One of the difficulties in scaling up present rolling mills to increase pressure capacity is related to the configuration of the reducing rolls. To allow for the deflection of the reducing rolls under pressure, the reducing rolls of conventional rolling mills are formed with a crown; the reducing rolls have a smaller diameter at their ends than at their intermediate points. Such reducing rolls are designed to deflect to a uniform spacing only at a single separation force; any other separation force will result in too much or too little deflection of the reducing rolls, causing the workpiece to have a nonuniform thickness.
Another difficulty in producing a rolling mill of increased pressure capacity suitable for special alloys is related to the drive means. Generally, the reducing rolls of conventional rolling mills are driven by stationary motors connected to the reducing rolls by drive shafts having universal joints. The reducing rolls may be geared together or otherwise synchronized to ensure similar rotating speeds. Examples of such drive means are the rolling mills disclosed in U.S. Pat. No. 2,752,803 (Antrim), U.S. Pat. No. 3,605,474 (Lhenry), and U.S. Pat. No. 4,152,912 (Shiozaki et al).
The universal joints of the drive means of these conventional rolling mills cause oscillations in the rotataional speed of the reducing rolls, and the backlash of the gears and the twisting of the reducing rolls aggravate these oscillations in the rotational speed.
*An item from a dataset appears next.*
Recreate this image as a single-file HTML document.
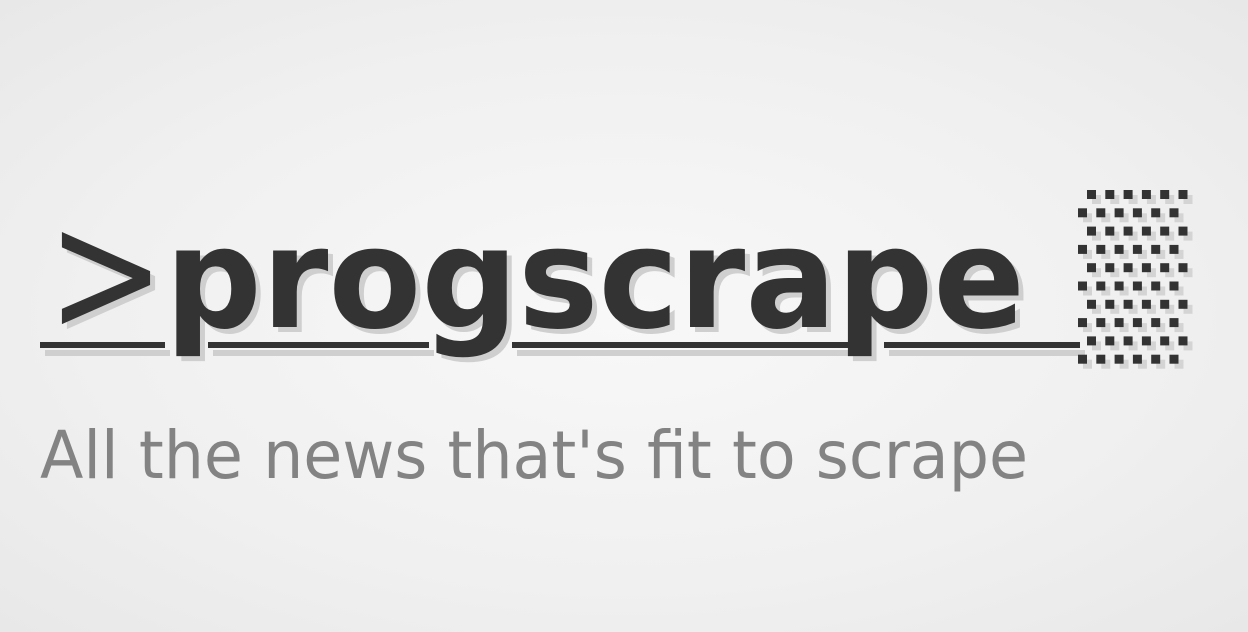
<!DOCTYPE html>
<html><head><meta charset="utf-8"><style>
html,body{margin:0;padding:0;width:1248px;height:632px;overflow:hidden;}
body{background:radial-gradient(ellipse at 50% 50%,#f8f8f8 0%,#f0f0f0 60%,#e8e8e8 100%);}
</style></head><body>
<svg width="1248" height="632" viewBox="0 0 1248 632" xmlns="http://www.w3.org/2000/svg">
  <g fill="#cfcfcf">
    <text x="52" y="337" font-family="DejaVu Sans, Liberation Sans, sans-serif" font-size="172" textLength="118" lengthAdjust="spacingAndGlyphs">&gt;</text>
    <text x="170" y="332" font-family="DejaVu Sans, Liberation Sans, sans-serif" font-weight="bold" font-size="140" textLength="860" lengthAdjust="spacingAndGlyphs">progscrape</text>
    <rect x="45" y="350" width="125" height="6"/>
    <rect x="213" y="350" width="221" height="6"/>
    <rect x="517" y="350" width="337" height="6"/>
    <rect x="889" y="350" width="196" height="6"/>
  </g>
  <g fill="#333333">
    <text x="47" y="332" font-family="DejaVu Sans, Liberation Sans, sans-serif" font-size="172" textLength="118" lengthAdjust="spacingAndGlyphs">&gt;</text>
    <text x="165" y="327" font-family="DejaVu Sans, Liberation Sans, sans-serif" font-weight="bold" font-size="140" textLength="860" lengthAdjust="spacingAndGlyphs">progscrape</text>
    <rect x="40" y="342" width="125" height="6"/>
    <rect x="208" y="342" width="221" height="6"/>
    <rect x="512" y="342" width="337" height="6"/>
    <rect x="884" y="342" width="196" height="6"/>
  </g>
  <g id="dots"></g>
  <text x="40" y="478" font-family="DejaVu Sans, Liberation Sans, sans-serif" font-size="66" fill="#838383" textLength="988" lengthAdjust="spacingAndGlyphs">All the news that's fit to scrape</text>
</svg>
<script>
var g=document.getElementById('dots');
var ns='http://www.w3.org/2000/svg';
for(var r=0;r<10;r++){
  for(var c=0;c<6;c++){
    var x=(r%2===0?1087:1078)+c*18.3, y=190+r*18.3;
    var s=document.createElementNS(ns,'rect');
    s.setAttribute('x',x+5);s.setAttribute('y',y+5);s.setAttribute('width',9);s.setAttribute('height',9);s.setAttribute('fill','#d4d4d4');
    
    
    g.appendChild(s);
    var d=document.createElementNS(ns,'rect');
    d.setAttribute('x',x);d.setAttribute('y',y);d.setAttribute('width',9);d.setAttribute('height',9);d.setAttribute('fill','#333');
    
    
    g.appendChild(d);
  }
}
</script>
</body></html>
Even if small, such variations may prove significant in the rolling of special alloys, particularly when a rolling mill is scaled up to handle relatively large workpieces. Other difficulties result from slight variations between the rotational speeds of the upper and lower reducing rolls.
To maintain maximum strength and toughness, great care must be directed to maintaining the metallurgical integrity of special alloys. If the upper and lower reducing rollsare not both rotated at precisely the same speed along their full operating length, such variations, even if small, will cause slippage or disturb the crystal structure at the surface, reducing the suitability of the workpiece for particular uses, such as, for example, armor plate. A technique known as "warm rolling", in which the temperature of the workpiece is relatively low but above the temperature of cold rolling, is of some help in maintaining the metallurgical integrity of special alloys.
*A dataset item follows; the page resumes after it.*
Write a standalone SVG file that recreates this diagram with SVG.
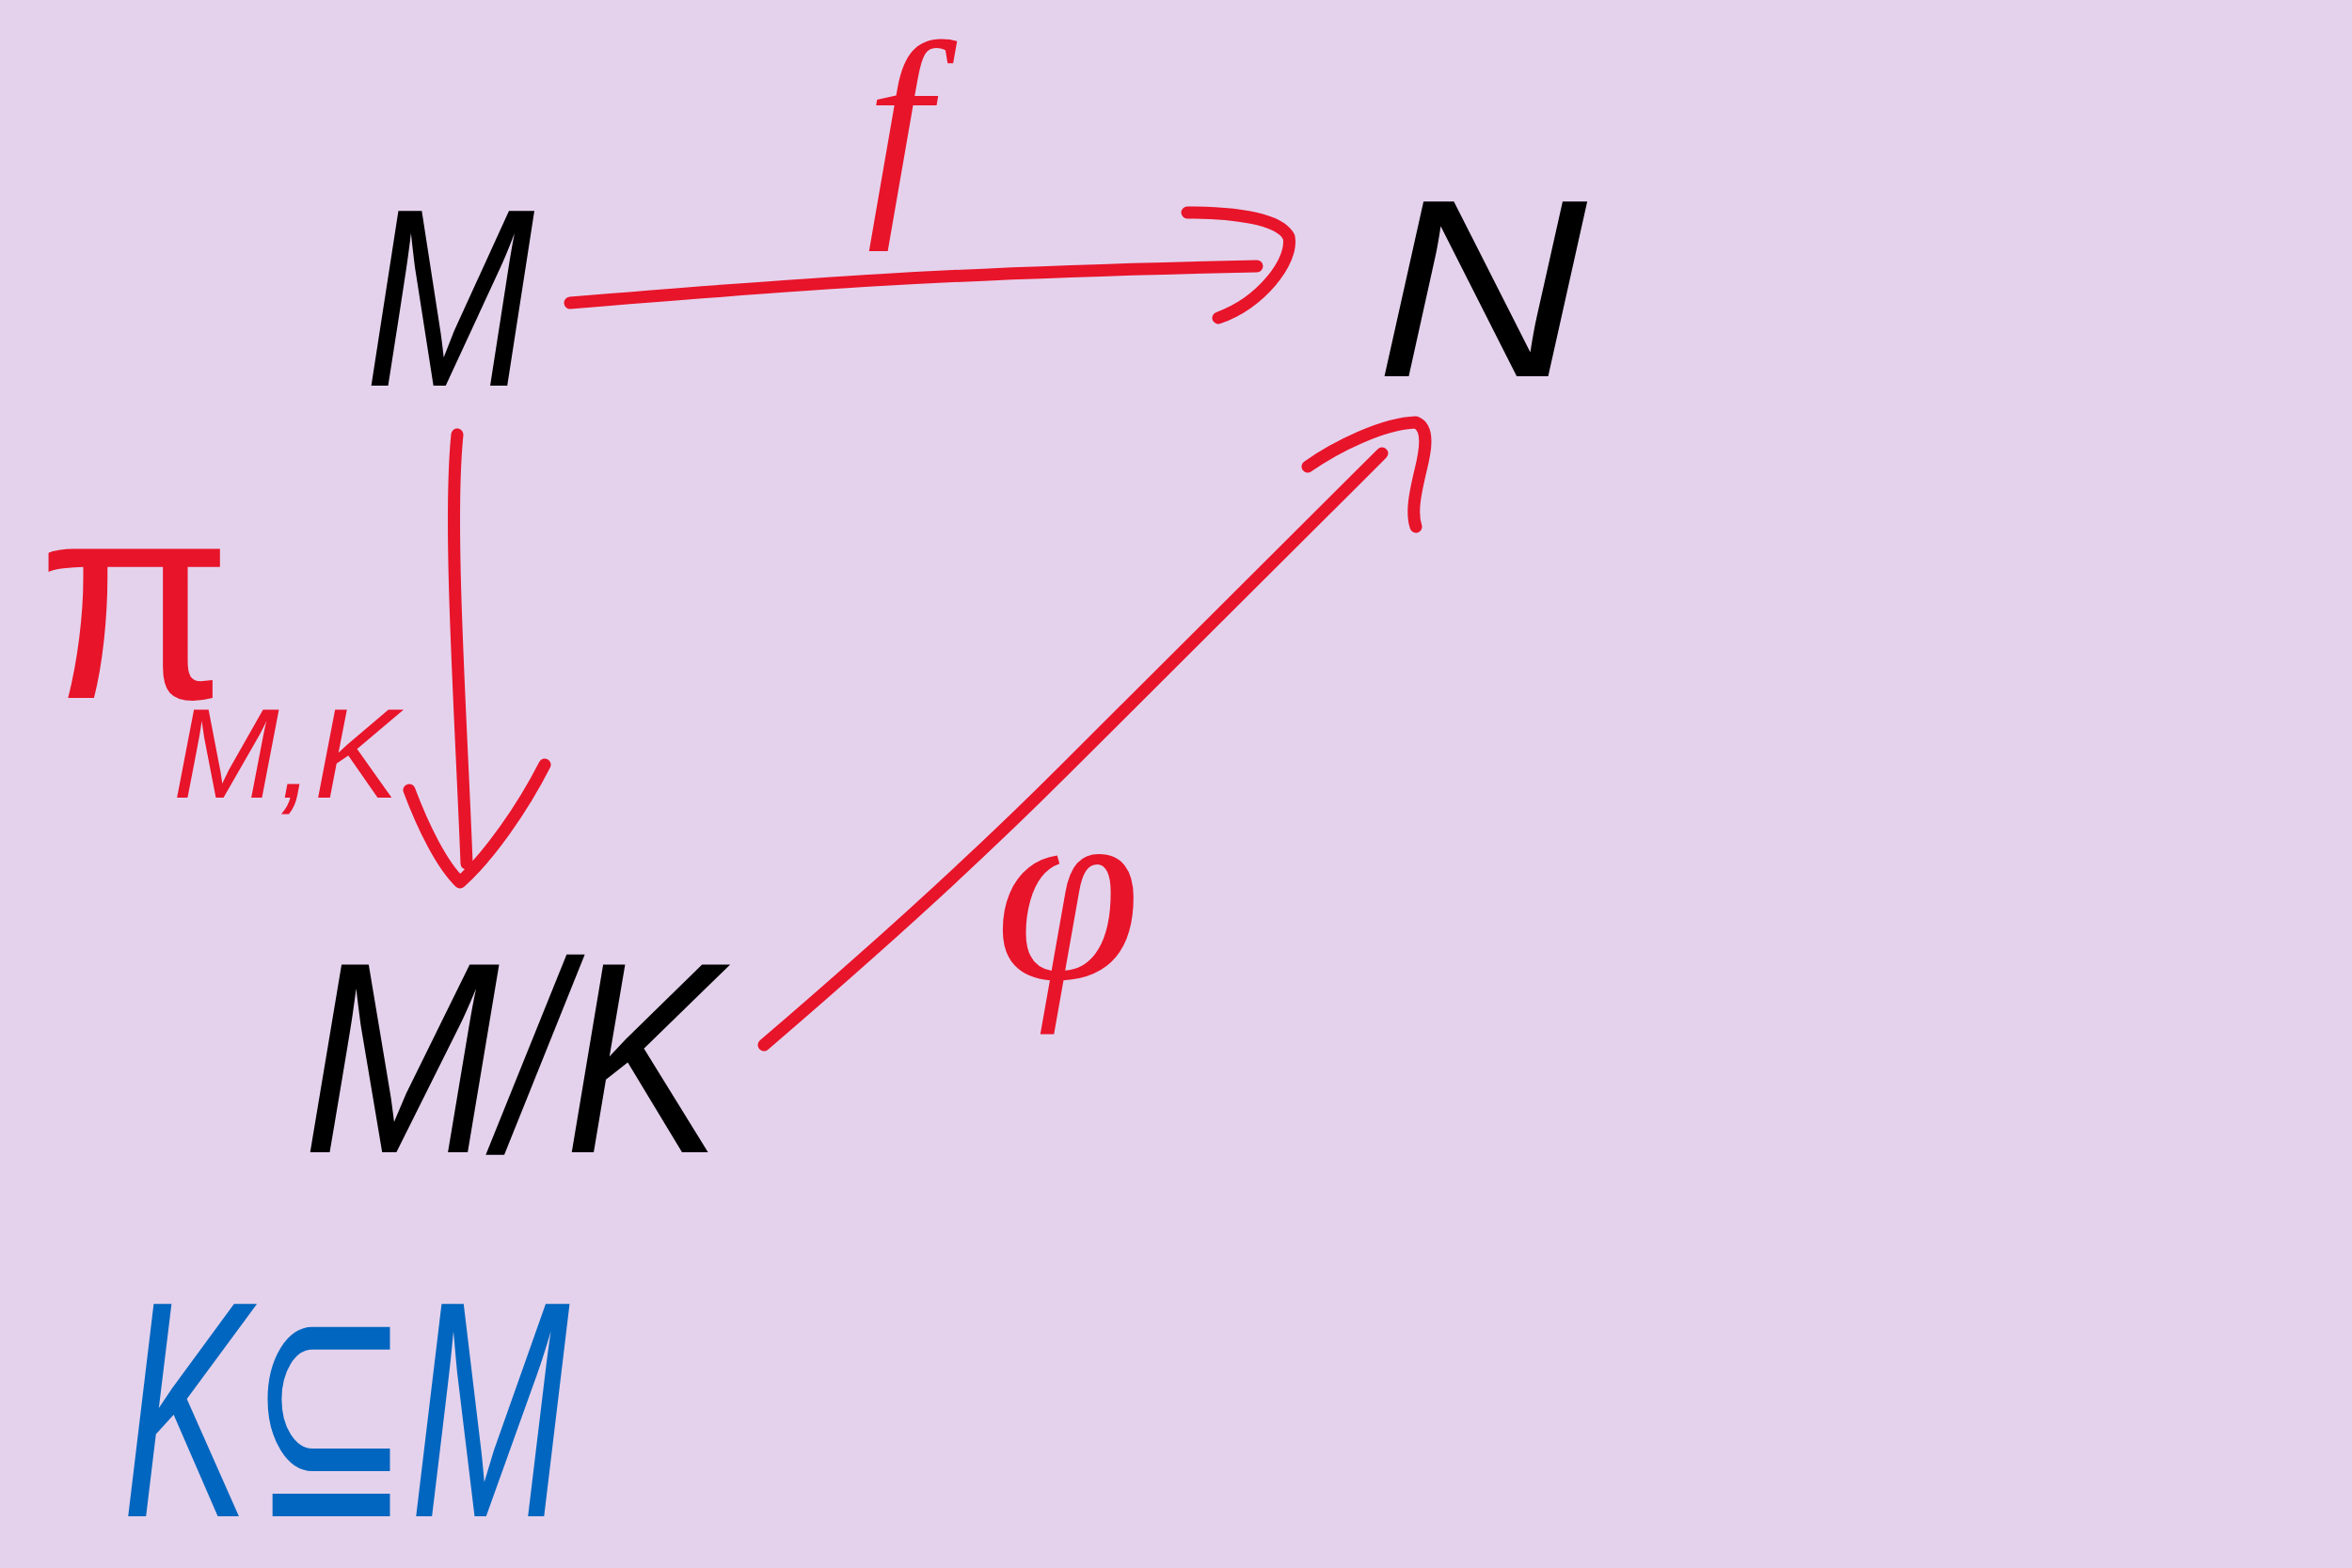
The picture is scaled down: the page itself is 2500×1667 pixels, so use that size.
<svg xmlns="http://www.w3.org/2000/svg" width="2500" height="1667" viewBox="0 0 2500 1667">
<style>
.bg{fill:#E4D2EC}
.ink{font-family:"Liberation Sans","DejaVu Sans",sans-serif;font-style:italic}
.ser{font-family:"Liberation Serif","DejaVu Serif",serif;font-style:italic}
.blk{fill:#000}
.red{fill:#E8142A}
.blu{fill:#0066BF}
.arr{fill:none;stroke:#E8142A;stroke-width:13;stroke-linecap:round;stroke-linejoin:round}
</style>
<rect class="bg" x="0" y="0" width="2500" height="1667"/>
<g id="node-M">
<text class="ink blk" x="388" y="410" font-size="270" textLength="180" lengthAdjust="spacingAndGlyphs">M</text>
</g>
<g id="node-N">
<text class="ink blk" x="1462" y="400" font-size="270" textLength="225" lengthAdjust="spacingAndGlyphs">N</text>
</g>
<g id="node-MK">
<text class="ink blk" x="322" y="1225" font-size="290" textLength="445" lengthAdjust="spacingAndGlyphs">M/K</text>
</g>
<g id="note-KsubM">
<text class="ink blu" transform="translate(130,1612) scale(0.62,1)" x="0" y="0" font-size="328">K⊆M</text>
</g>
<g id="connectors">
<g id="edge-f">
<path class="arr" d="M606 322 C850 302 1000 290 1336 283"/>
<path class="arr" d="M1262 226 C1310 226 1360 232 1370 252 C1375 278 1340 322 1295 338"/>
<text class="ser red" x="955" y="215" font-size="245" text-anchor="middle">f</text>
</g>
<g id="edge-pi">
<path class="arr" d="M486 462 C476 560 490 760 496 918"/>
<path class="arr" d="M435 840 C450 880 470 920 489 938 C520 910 555 860 579 813"/>
<text class="ink red" x="40" y="742" font-size="300"><tspan font-style="normal">π</tspan><tspan x="184" y="848" font-size="135">M,K</tspan></text>
</g>
<g id="edge-phi">
<path class="arr" d="M812 1111 Q1000 950 1130 820 T1469 482"/>
<path class="arr" d="M1390 496 C1420 475 1470 450 1505 449 C1520 455 1515 480 1510 500 C1504 525 1500 545 1505 560"/>
<text class="ser red" x="1135" y="1040" font-size="280" text-anchor="middle">φ</text>
</g>
</g>
</svg>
Similarly, there is a need for a rolling mill of larger pressure capacity for hot or cold rolling of super alloys that are particularly difficult to work. Larger capacity rolling mills are also required to achieve deeper penetration of the metallurgical structure of a workpiece during the rolling and for decreasing the number of passes required to effect a given reduction in thickness or other change of shape of a workpiece during form rolling. Also, larger capacity rolling mills are required for the rolling of composite and metal laminates.
Accordingly, it is an object of the present invention to provide a rolling mill having increased capacity, as measured in terms of the separation force, suitable for rolling relatively large workpieces made of special alloys, composites and metal laminates.
it is a further object of the present invention to provide a rolling mill capable of reducing a workpiece to a uniform thickness over a wide range of separation forces rather than at a single separation force.
It is still a further object of the present invention to provide a rolling mill with improved uniformity of rotational speeds of the upper and lower reducing rolls along their full operating lengths so as to prevent slippage and maintain the metallurgical integrity of a workpiece.